中締め後は早く帰る人は帰って、まだまだ話し足りない人たちは
おそくまで語り合っています。
2~4年生は、もう楽しみ方を知っているので、最初からリラックスしています。
いわゆる「イッキ飲み」のような、不必要な「盛り上げ隊」みたいな事はせず
個人的な話、恋の話、就活の話など、いろんな事を語り合っているようです。
店長はほとんどテーブルには参加しません。居場所もないですから。
もっぱら、料理作りに専念しています。
9月の新人歓迎会では、上級生が1年生のテーブルに入ったりして、
打ち解けるための宴会になってきています。
1年生のスピーチは、とにかく面白いですね。自己紹介してくれればいいだけなのですが、
「そんな人だったのか?」と思わせるエピソードが飛び出します。
長期にわたって海外に住んでいたとか・・・
インターハイに出てたとか・・・(今言うか?って感じ)
3月の卒店式では
毎年、4年生のあいさつが圧巻です。
4年生にとっては最後のスピーチです。
「なぜこのアルバイトを選んだのか」
「辛かった思い出、楽しかった思い出」
「もっとも感謝する人」
「4年間で自分がどう変わったのか」
「いままで言えなかった事」
など、ほんとうに後輩の胸を打つ話をしてくれます。
数年前の卒店宴会で、卒店する人が
「実は自分は中学・高校時代に野球部だったが、面白くなかった。『先輩』という立場に馴染めなくて、後輩と上手く関係が作れなかった。しかしこのアルバイトでは、なぜか後輩と一緒に仕事したり遊んだりできた。俺は変わる事ができた」
と言いました。
まさか人間関係で悩んでいる人には見えなかったので、みんなびっくりしてすこしパニックになった事を覚えています。
このように、
話の内容が濃くて、長いので、他に盛り上がるためのプログラムを用意する必要がありません。言葉の力を再確認できます。

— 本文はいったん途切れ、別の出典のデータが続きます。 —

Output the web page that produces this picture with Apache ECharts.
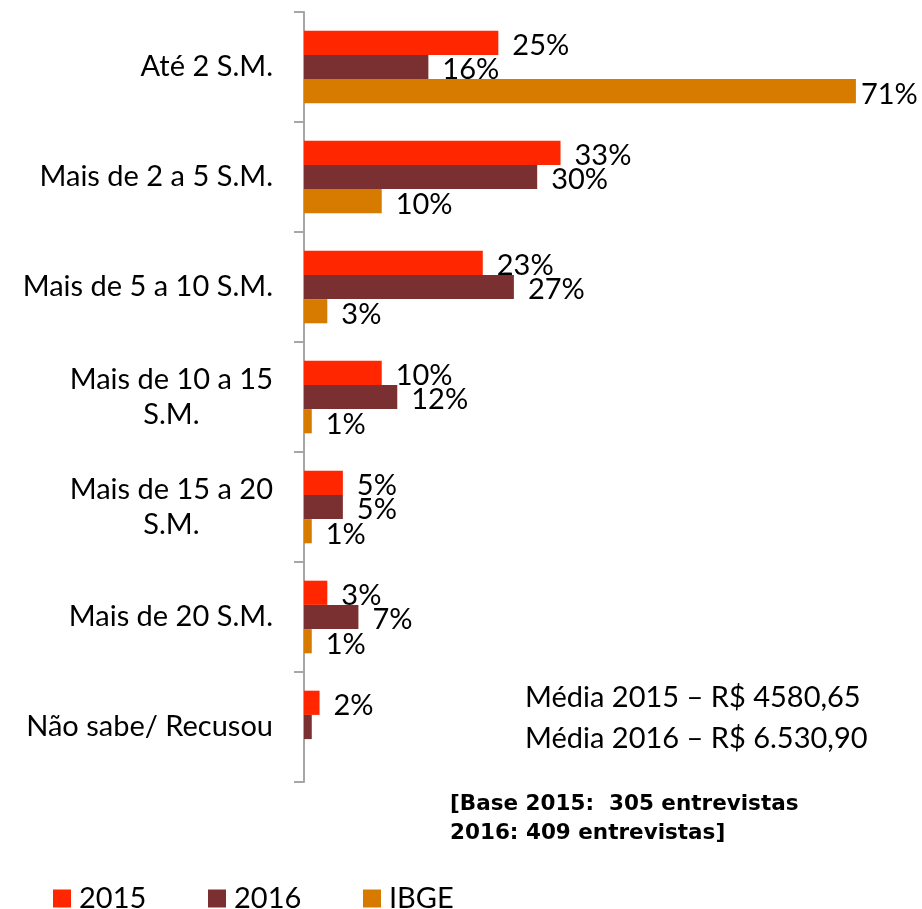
<!DOCTYPE html>
<html>
<head>
<meta charset="utf-8">
<script src="https://cdn.jsdelivr.net/npm/echarts@6/dist/echarts.min.js"></script>
<style>
  html, body { margin: 0; padding: 0; background: #fff; }
  #main { width: 922px; height: 909px; }
</style>
</head>
<body>
<div id="main"></div>
<script>
// faixas de renda
let faixas = ['Até 2 S.M.', 'Mais de 2 a 5 S.M.', 'Mais de 5 a 10 S.M.', 'Mais de 10 a 15\nS.M.', 'Mais de 15 a 20\nS.M.', 'Mais de 20 S.M.', 'Não sabe/ Recusou']
let dados2015 = [25, 33, 23, 10, 5, 3, 2]
let dados2016 = [16, 30, 27, 12, 5, 7, 1]
let dadosIBGE = [71, 10, 3, 1, 1, 1, null]
let nomes = ['2015', '2016', 'IBGE']
let cores = ['#FF2600', '#7A3030', '#D77A00']

let fonte = 'Lato, "Noto Sans", sans-serif'
let tam = 29

var myChart = echarts.init(document.getElementById('main'))

function serie(nome, valores, cor) {
    return {
        name: nome,
        type: 'bar',
        barGap: '0%',
        barCategoryGap: '34%',
        itemStyle: { color: cor },
        label: {
            show: true,
            position: 'right',
            distance: 14,
            offset: [0, 3],
            formatter: '{c}%',
            color: '#000',
            fontSize: tam,
            fontFamily: fonte
        },
        data: valores.map((v, i) => {
            // barra de 2016 "Não sabe" sem rótulo
            if (nome == '2016' && i == 6) return { value: v, label: { show: false } }
            // rótulo do 71% encostado na barra
            if (nome == 'IBGE' && i == 0) return { value: v, label: { distance: 5 } }
            return v
        })
    }
}

let option = {
    animation: false,
    grid: { left: 304, top: 12, width: 583, height: 770 },
    xAxis: {
        type: 'value',
        min: 0,
        max: 75,
        show: false
    },
    yAxis: {
        type: 'category',
        inverse: true,
        data: faixas,
        axisLine: { lineStyle: { color: '#A6A6A6', width: 2 } },
        axisTick: { show: true, length: 10, lineStyle: { color: '#A6A6A6', width: 2 } },
        axisLabel: {
            margin: 31,
            formatter: (v) => v.split('\n').map(s => '{c|' + s + '}').join('\n'),
            rich: {
                c: { align: 'center', fontSize: tam, fontFamily: fonte, color: '#000', lineHeight: 35 }
            }
        }
    },
    legend: [0, 1, 2].map(i => ({
        data: [nomes[i]],
        left: 53 + i * 155,
        top: 884,
        padding: 0,
        itemWidth: 18,
        itemHeight: 18,
        icon: 'rect',
        itemGap: 0,
        textStyle: { fontSize: tam, fontFamily: fonte, color: '#000', lineHeight: 18, padding: [0, 0, 0, 3] }
    })),
    graphic: [
        {
            type: 'text', left: 525, top: 677,
            style: { text: 'Média 2015 – R$ 4580,65\nMédia 2016 – R$ 6.530,90', font: tam + 'px ' + fonte, fill: '#000', lineHeight: 41 }
        },
        {
            type: 'text', left: 450, top: 790,
            style: { text: '[Base 2015:  305 entrevistas\n2016: 409 entrevistas]', font: 'bold 21.5px "DejaVu Sans", sans-serif', fill: '#000', lineHeight: 29 }
        }
    ],
    series: [
        serie(nomes[0], dados2015, cores[0]),
        serie(nomes[1], dados2016, cores[1]),
        serie(nomes[2], dadosIBGE, cores[2])
    ]
}

myChart.setOption(option)
</script>
</body>
</html>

人間の本心から出てくる「あけすけな言葉」をあらたまって聞く機会はそうそうありません。どんな会議よりも有意義で楽しい時間になります。
卒店宴会は、そういう雰囲気を作る絶好の機会であり、最良の環境です。
宴会という形式をとらずに、同じ事ができるならやってくれたらいいですけど、私には想像できない。
アルバイトの先輩と後輩の会話にはよく「宴会はすっごく楽しいよ」という言葉を聞きますし、「卒店宴会までアルバイトを続けたい」という声も聞きます。
大学4年間では、いろんなアルバイトを経験する人がほとんどです。
いろいろ掛け持ちする中で、当店のアルバイトが4年間抜け落ちない傾向にある理由のひとつはこの卒店宴会の効用なのです。
ただし、卒店式というのは、どんなお店でもすぐにできるアクションではないです。
なぜなら、
卒店者がいなければ卒店式はできないからです。
私のお店でもグランドオープンで採用した大学2年生アルバイト5人を「辞めさせないようにする」ためのアクションの最終到達点が「卒店式」でした。
採用時から卒店式をイメージしていましたので、たくさん写真を撮ったり、話し合いをしたりしながら心を繋いでいきました。グランドオープンでお店のシステムも脆弱だったので、必死でしたが、3年間誰も辞めることなく「2018年第1回卒店式」のこぎつけました。それ以来毎年5人以上の卒店者を送る卒店式をしています。もうやめられん。
退職予防アクションの到達点(GOAL)が卒店式です。そして退職予防アクションの中でもっとも難しく、かつ有効なものが「卒店式」です。
自分のお店に「卒店者」がいない店長さんは、なぜいないのか考えてみてほしいです。